By Laura M. Browning in Arts & Entertainment on Jan 20, 2011 5:00PM

Until a couple years ago, the viaduct at 47th and Lake Park, just on the north edge of Hyde Park, was covered in murals that were more reminiscent of street graffiti than the narrative, community-painted murals we’ve previously covered in Pilsen and Hyde Park. The slightly recessed concrete rectangles formed natural canvasses, and a number of muralists took part in the project (which seems to have been completed in the late 90s or early 00s). Most of the murals boasted a street graffiti style, with spray painted words bleeding off the edges of blackened concrete. Some of the murals were beginning to flake and fade, and some had suffered vulgarities at the hands of late-night passersby with cans of cheap spray paint.

But one of the murals on this long underpass stood out from the rest in style and substance—a woman’s head, her mouth agape, a broken figure inside it. This mural was painted—not spray-painted—by San Francisco-based artist Favianna Rodriguez. We spoke to Favianna to learn a little more about the story of this mural, and tomorrow, we’ll continue the interview and show you what the viaduct walls look like today.

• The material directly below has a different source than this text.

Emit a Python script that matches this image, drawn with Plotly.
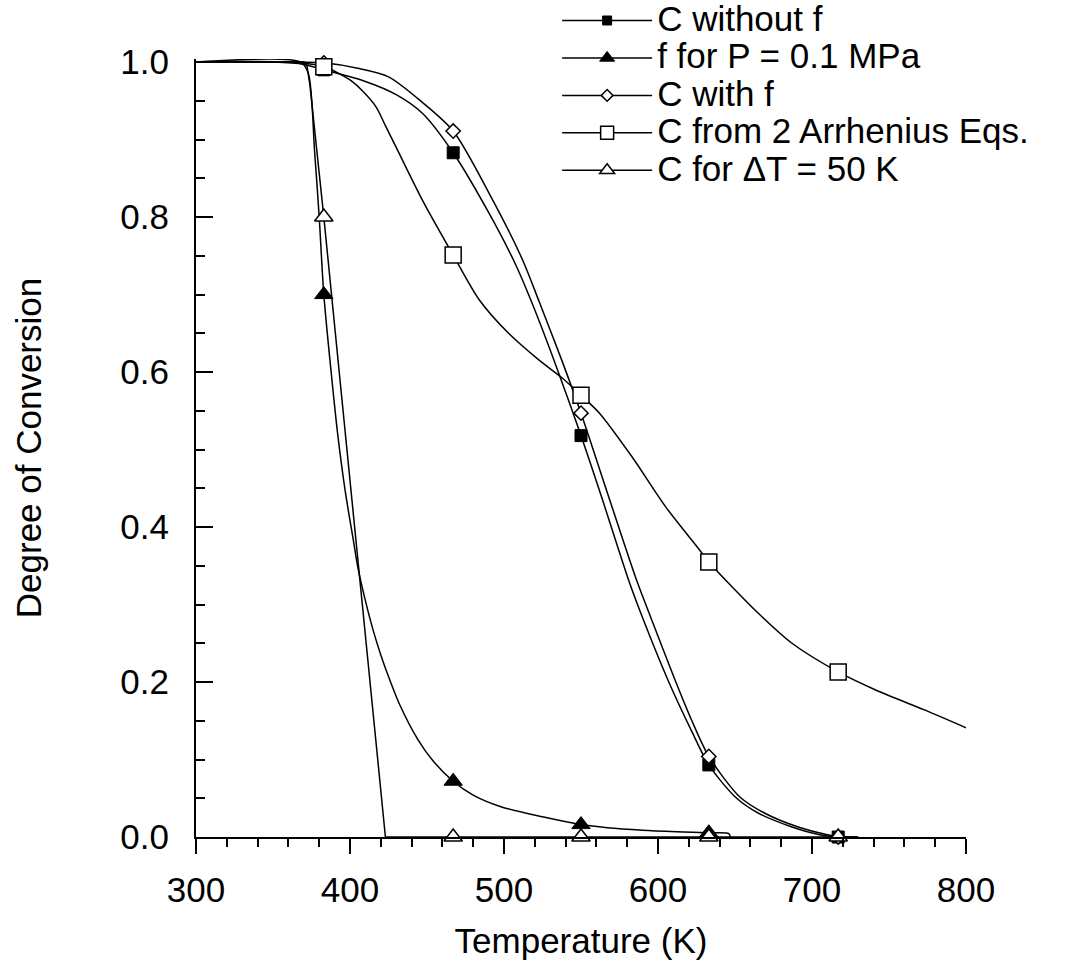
import plotly.graph_objects as go

# ---- curve data: temperature (K) vs. degree of conversion ----
T_no_f = [300, 350, 370, 383, 410, 430, 447, 467, 490, 507, 518, 534, 550, 563,
          581, 589, 607, 622, 633, 650, 665, 687, 705, 717, 728]
C_no_f = [1.0, 1.0, 0.997, 0.99, 0.975, 0.958, 0.934, 0.883, 0.806, 0.741, 0.690,
          0.607, 0.518, 0.441, 0.331, 0.288, 0.200, 0.136, 0.093, 0.052, 0.031,
          0.013, 0.003, 0.0, 0.0]

T_f01 = [300, 368, 373, 377, 380, 383, 388, 392, 397, 402, 405, 410, 415, 420,
         425, 432, 444, 454, 467, 480, 498, 525, 550, 567, 590, 612, 633, 646, 647]
F_01 = [1.0, 1.0, 0.985, 0.885, 0.80, 0.70, 0.595, 0.52, 0.445, 0.385, 0.349,
        0.305, 0.267, 0.235, 0.207, 0.172, 0.126, 0.098, 0.072, 0.054, 0.039,
        0.026, 0.016, 0.012, 0.0088, 0.0069, 0.0055, 0.0045, 0.0]

T_with_f = [300, 350, 370, 383, 405, 425, 447, 467, 490, 512, 523, 537, 550, 567,
            586, 595, 611, 622, 633, 653, 670, 691, 710, 720, 730]
C_with_f = [1.0, 1.0, 1.0, 0.999, 0.992, 0.981, 0.948, 0.911, 0.832, 0.745, 0.690,
            0.618, 0.547, 0.445, 0.332, 0.285, 0.203, 0.150, 0.104, 0.052, 0.030,
            0.013, 0.003, 0.0, 0.0]

T_arr2 = [300, 360, 383, 400, 408, 417, 423, 430, 447, 467, 484, 503, 523, 538,
          550, 562, 583, 605, 626, 633, 665, 687, 717, 741, 773, 800]
C_arr2 = [1.0, 1.0, 0.994, 0.977, 0.963, 0.942, 0.918, 0.89, 0.822, 0.751, 0.693,
          0.65, 0.615, 0.592, 0.57, 0.547, 0.491, 0.426, 0.373, 0.355, 0.289, 0.25,
          0.213, 0.19, 0.164, 0.141]

T_dT50 = [300, 370, 372, 374, 383, 394, 405.5, 418, 423, 467, 550, 633, 717, 730]
C_dT50 = [1.0, 1.0, 0.996, 0.97, 0.80, 0.58, 0.35, 0.10, 0.0, 0.0, 0.0, 0.0, 0.0, 0.0]

# ---- symbol positions along each curve ----
T_sym = [383, 467, 550, 633, 717]
C_no_f_sym = [0.99, 0.883, 0.518, 0.093, 0.0]
F_01_sym = [0.70, 0.072, 0.016, 0.0055]
C_with_f_sym = [0.999, 0.911, 0.547, 0.104, 0.0]
C_arr2_sym = [0.994, 0.751, 0.57, 0.355, 0.213]
C_dT50_sym = [0.80, 0.0, 0.0, 0.0, 0.0]

names = ["C without f", "f for P = 0.1 MPa", "C with f",
         "C from 2 Arrhenius Eqs.", "C for \u0394T = 50 K"]

FONT = "Liberation Sans, Arial, Helvetica, sans-serif"
LW = 1.5

series = [
    (T_no_f, C_no_f, T_sym, C_no_f_sym, dict(symbol="square", size=12, color="black",
                                              line=dict(color="black", width=1))),
    (T_f01, F_01, T_sym[:4], F_01_sym, dict(symbol="triangle-up", size=16, color="black",
                                            line=dict(color="black", width=1))),
    (T_with_f, C_with_f, T_sym, C_with_f_sym, dict(symbol="diamond", size=11, color="white",
                                                  line=dict(color="black", width=1.5))),
    (T_arr2, C_arr2, T_sym, C_arr2_sym, dict(symbol="square", size=16, color="white",
                                             line=dict(color="black", width=1.5))),
    (T_dT50, C_dT50, T_sym, C_dT50_sym, dict(symbol="triangle-up", size=16, color="white",
                                             line=dict(color="black", width=1.5))),
]

fig = go.Figure()

# smooth curves
for (tx, cy, _, _, _), name in zip(series, names):
    shape = "linear" if name.startswith("C for") else "spline"
    fig.add_trace(go.Scatter(x=tx, y=cy, mode="lines", showlegend=False,
                             line=dict(color="black", width=LW, shape=shape,
                                       smoothing=0.8),
                             hoverinfo="skip"))

# symbols on the curves
for (_, _, sx, sy, mk), name in zip(series, names):
    fig.add_trace(go.Scatter(x=sx, y=sy, mode="markers", showlegend=False,
                             marker=mk, cliponaxis=False, name=name))

# legend entries (large text on compact rows)
for (_, _, _, _, mk), name in zip(series, names):
    legend_mk = dict(mk)
    legend_mk["size"] = max(mk["size"] - 3, 9)
    fig.add_trace(go.Scatter(x=[None], y=[None], mode="lines+markers",
                             name='<span style="font-size:35px">' + name + "</span>",
                             line=dict(color="black", width=LW), marker=legend_mk))

fig.update_layout(
    width=1065, height=979,
    margin=dict(l=196, r=99, t=59, b=142, autoexpand=False),
    paper_bgcolor="white", plot_bgcolor="white",
    font=dict(family=FONT, size=35, color="black"),
    showlegend=True,
    legend=dict(x=0.469, y=1.08, xanchor="left", yanchor="top",
                bgcolor="rgba(0,0,0,0)", font=dict(size=26.5),
                itemwidth=90, tracegroupgap=0),
)

fig.update_xaxes(
    range=[300, 800], showgrid=False, zeroline=False,
    showline=True, linecolor="black", linewidth=2,
    ticks="outside", ticklen=15, tickwidth=2, tickcolor="black",
    dtick=100, tick0=300, ticklabelstandoff=6,
    minor=dict(ticks="outside", ticklen=8, tickwidth=1.5, tickcolor="black", dtick=20),
    title=dict(text="Temperature (K)", standoff=20, font=dict(size=35)),
)
fig.update_yaxes(
    range=[0, 1.004], showgrid=False, zeroline=False,
    showline=True, linecolor="black", linewidth=2,
    ticks="inside", ticklen=17, tickwidth=2, tickcolor="black",
    tickvals=[0, 0.2, 0.4, 0.6, 0.8, 1.0], tickformat=".1f", ticklabelstandoff=18,
    minor=dict(ticks="inside", ticklen=9, tickwidth=1.5, tickcolor="black", dtick=0.05),
    title=dict(text="Degree of Conversion", standoff=68, font=dict(size=35)),
)

fig.write_html("out.html")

“I’m not a graffiti artist. I’m a visual artist, a printmaker, a new media artist. When I work on large productions like that mural [on the 47th Street underpass], I carry over my aesthetic—it’s very Mezo-American, Aztec, very woman-centered.

“There were already murals there when I got involved. The two guys who were facilitating it would invite artists every year to paint something. I must’ve been second or third who painted on that wall. Took me about seven days with someone helping me. We put in seven- or eight-hour days.

“My family immigrated from Peru and I grew up in Mexico City. I like to re-adapt. Latinos are an important cultural voice in this country, and I try to combine the iconography in our cultural heritage and readapt and reinterpret as a contemporary artist.

“A lot of my work is political. My perspective is from a community of color and a community of women. I really try to narrate stories of women and the roles we have to play. I intentionally leave out words and political messages because I want people to take their own from my piece.

“[This mural] is about a woman who was escaping violence, and her process about getting away from dysfunctional and abusive relationships. I didn’t want to do it so literally, so it’s centered around growth and transformation. I want to share what a certain hardship, or triumph, or human emotion can be like. There’s always a story behind it.”